There’s a reason beef is an important part of our diet, and it’s not just because it tastes delicious – it’s also packed with essential vitamins and nutrients.
A staple at the Australian dinner table and on our barbecues, beef is an excellent source of the nutrients our bodies need to function properly – particularly Australian beef, which is predominantly grass-fed and lean. (To reduce the saturated fat content, you can trim the fat off the edges before you throw it on the grill.)
The Australian Dietary Guidelines recommend eating red meat, which includes our beloved beef – as well as lamb, pork, veal, goat and kangaroo – because it’s a great source of protein, iron and zinc. But, like all good things, moderation is the key.
So just how much meat per day should we be eating?

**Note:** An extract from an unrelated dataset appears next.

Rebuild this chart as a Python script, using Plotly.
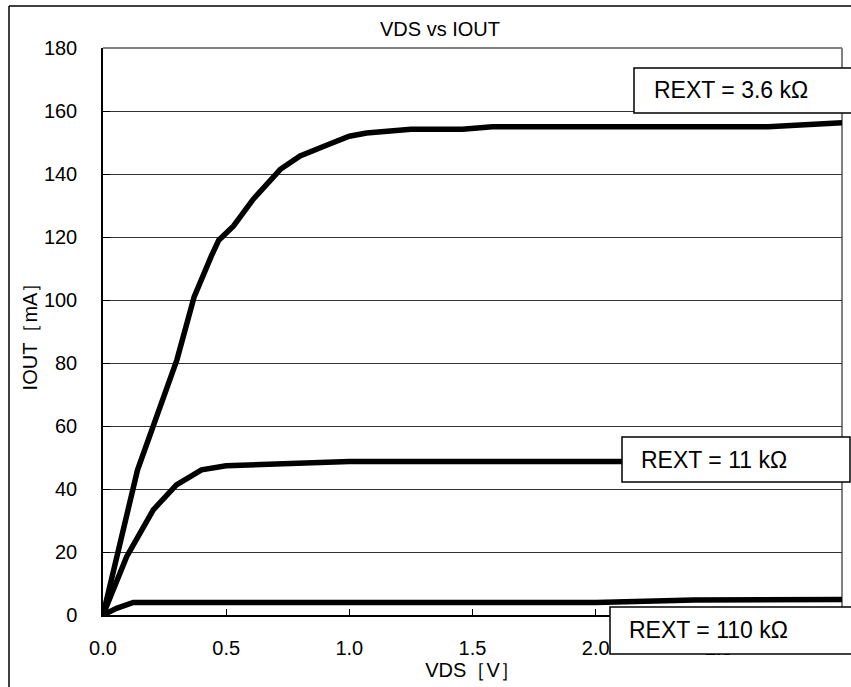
import plotly.graph_objects as go

# ---- data ----
vds_36k = [0, 0.14, 0.30, 0.37, 0.44, 0.47, 0.53, 0.61, 0.72, 0.80, 0.92, 1.00, 1.07, 1.25, 1.46, 1.58, 2.70, 3.00]
iout_36k = [0, 46, 81, 101, 114, 119, 123.5, 132, 141.5, 145.7, 149.5, 152, 153, 154.2, 154.2, 155, 155, 156.3]

vds_11k = [0, 0.096, 0.204, 0.298, 0.40, 0.50, 1.00, 3.00]
iout_11k = [0, 18.5, 33.4, 41.3, 46.1, 47.4, 48.7, 48.7]

vds_110k = [0, 0.055, 0.123, 2.00, 2.40, 3.00]
iout_110k = [0, 2.1, 4.0, 4.0, 4.8, 4.9]

labels = ["REXT = 3.6 kΩ", "REXT = 11 kΩ", "REXT = 110 kΩ"]
x_ticks = [0, 0.5, 1.0, 1.5, 2.0, 2.5, 3.0]
y_ticks = [0, 20, 40, 60, 80, 100, 120, 140, 160, 180]

title_text = "VDS vs IOUT"
x_title = "VDS［V］"
y_title = "IOUT［mA］"

FONT = "Liberation Sans, Arial, sans-serif"

fig = go.Figure()
for xs, ys in [(vds_36k, iout_36k), (vds_11k, iout_11k), (vds_110k, iout_110k)]:
    fig.add_trace(go.Scatter(x=xs, y=ys, mode="lines",
                             line=dict(color="black", width=5.5),
                             showlegend=False, hoverinfo="skip"))

# plot geometry (pixels)
L, R, T, B = 103, 842, 48, 615
W, H = 851, 687
def px(x):
    return (x - L) / (R - L)
def py(y):
    return (B - y) / (B - T)

shapes = []
# outer chart border (top and left visible)
shapes.append(dict(type="line", xref="paper", yref="paper", x0=px(9), x1=px(860), y0=py(6), y1=py(6),
                   line=dict(color="black", width=1.5)))
shapes.append(dict(type="line", xref="paper", yref="paper", x0=px(9), x1=px(9), y0=py(6), y1=py(700),
                   line=dict(color="black", width=1.5)))
# plot area top/right border (gray)
shapes.append(dict(type="line", xref="paper", yref="paper", x0=0, x1=1, y0=1, y1=1,
                   line=dict(color="#808080", width=2), layer="below"))
shapes.append(dict(type="line", xref="paper", yref="paper", x0=1, x1=1, y0=0, y1=1,
                   line=dict(color="#808080", width=2), layer="below"))

# label boxes (pixel coords) and text anchor
boxes = [
    ((634, 68, 880, 113), (652, 90.5)),
    ((622, 437, 850, 482), (639, 459.5)),
    ((610, 607, 880, 654), (627, 630)),
]
annotations = []
for (x0, y0, x1, y1), (tx, ty) in boxes:
    shapes.append(dict(type="rect", xref="paper", yref="paper",
                       x0=px(x0), x1=px(x1), y0=py(y1), y1=py(y0),
                       fillcolor="white", line=dict(color="black", width=1.5), layer="above"))
for lab, ((x0, y0, x1, y1), (tx, ty)) in zip(labels, boxes):
    annotations.append(dict(xref="paper", yref="paper", x=px(tx), y=py(ty),
                            xanchor="left", yanchor="middle", text=lab, showarrow=False,
                            font=dict(family=FONT, size=23, color="black")))

annotations.append(dict(xref="paper", yref="paper", x=px(440), y=py(29), text=title_text,
                        showarrow=False, xanchor="center", yanchor="middle",
                        font=dict(family=FONT, size=20, color="black")))

fig.update_layout(
    width=W, height=H,
    margin=dict(l=L, r=W - R, t=T, b=H - B, pad=0),
    paper_bgcolor="white", plot_bgcolor="white",
    shapes=shapes, annotations=annotations,
    font=dict(family=FONT, size=20, color="black"),
)
fig.update_xaxes(range=[0, 3], tickvals=x_ticks, ticktext=[f"{v:.1f}" for v in x_ticks],
                 showgrid=False, zeroline=False, showline=True, linecolor="black", linewidth=1.5,
                 ticks="inside", ticklen=6, tickcolor="black", tickwidth=1,
                 ticklabelstandoff=14,
                 title=dict(text=x_title, standoff=0, font=dict(family=FONT, size=20)))
fig.update_yaxes(range=[0, 180], tickvals=y_ticks,
                 showgrid=True, gridcolor="#333333", gridwidth=1, zeroline=False,
                 showline=True, linecolor="black", linewidth=1.5,
                 ticks="inside", ticklen=7, tickcolor="black", tickwidth=1,
                 ticklabelstandoff=20,
                 title=dict(text=y_title, standoff=1, font=dict(family=FONT, size=20)))

fig.write_html("out.html", config={"displayModeBar": False},
               post_script="document.body.style.margin='0';")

The Guidelines recommend 65 grams per day of lean and cooked red meat (which is equivalent to about 90 to 100 grams of raw meat, before it’s cooked), or 455 grams per week (equivalent to approximately 650 grams per week in raw weight).
If you’re a meat lover – and, if you’re reading this, you probably are – you might find it easier to stick to that weekly amount if you have three or four red meat meals a week, alternating between smaller and larger portion sizes.
Similarly, Cancer Council Australia recognises that lean red meat is an important source of iron, zinc, vitamin B12 and protein, and recommends people consume moderate amounts of cooked red meat (65 to 100 grams) three or four times a week.
What are the benefits of eating beef?
Beef is rich in protein, which contains the amino acids you need for muscle growth, muscle mass and muscle tissue repair. Muscle health is particularly important for maintaining our independence in our later years.
Beef is a great dietary source of iron, which helps your red blood cells carry oxygen to the cells throughout your body. Iron is essential for energy, brain function and healthy growth and development, and is particularly important for adolescent girls, pregnant women, menstruating women and endurance athletes.
Iron is also crucial to early childhood, which is why the Australian Infant Feeding Guidelines recommend the introduction of iron-rich foods such as red meat from around 6 months of age.
The type of iron found in red meat (called heme-iron) is more easily absorbed by the body than the iron found in plant foods, which is what makes beef such a good source of this mineral.
The zinc in red meat is also more easily absorbed by the body than the zinc in plant foods. Zinc plays a vital role in your body’s cellular metabolism, and helps to keep your immune system strong, which is necessary for fighting off infections. Zinc also supports your cognitive and reproductive functions, and helps to keep your skin and hair healthy.
Lean beef is also high in Omega-3 fatty acids, the same healthy fat found in fish that supports brain function and heart health.
And when it comes to red meat and nutrients, ‘B’ is the letter of the day – as in beef and B vitamins, the water-soluble vitamins that promote various functions of the body. The B12 vitamin, in particular, aids your nervous system – it’s found in its highest abundance in meat, and is not readily available in plant products, making B12 deficiency a legitimate concern for vegans.
Other B vitamins found in high dosages in beef include B6, which boosts your immune system; niacin, which aids your digestive system; and riboflavin, which promotes healthy skin and eyes.
Finally, beef is high in phosphorous, which helps your body convert food into energy.
Of course, just because beef can be good for you doesn’t mean you should be living the dream and eating steak for every meal. But as part of a balanced diet and lifestyle, eating lean beef in recommended amounts – and with plenty of vegetables – can help you be the best you that you can be.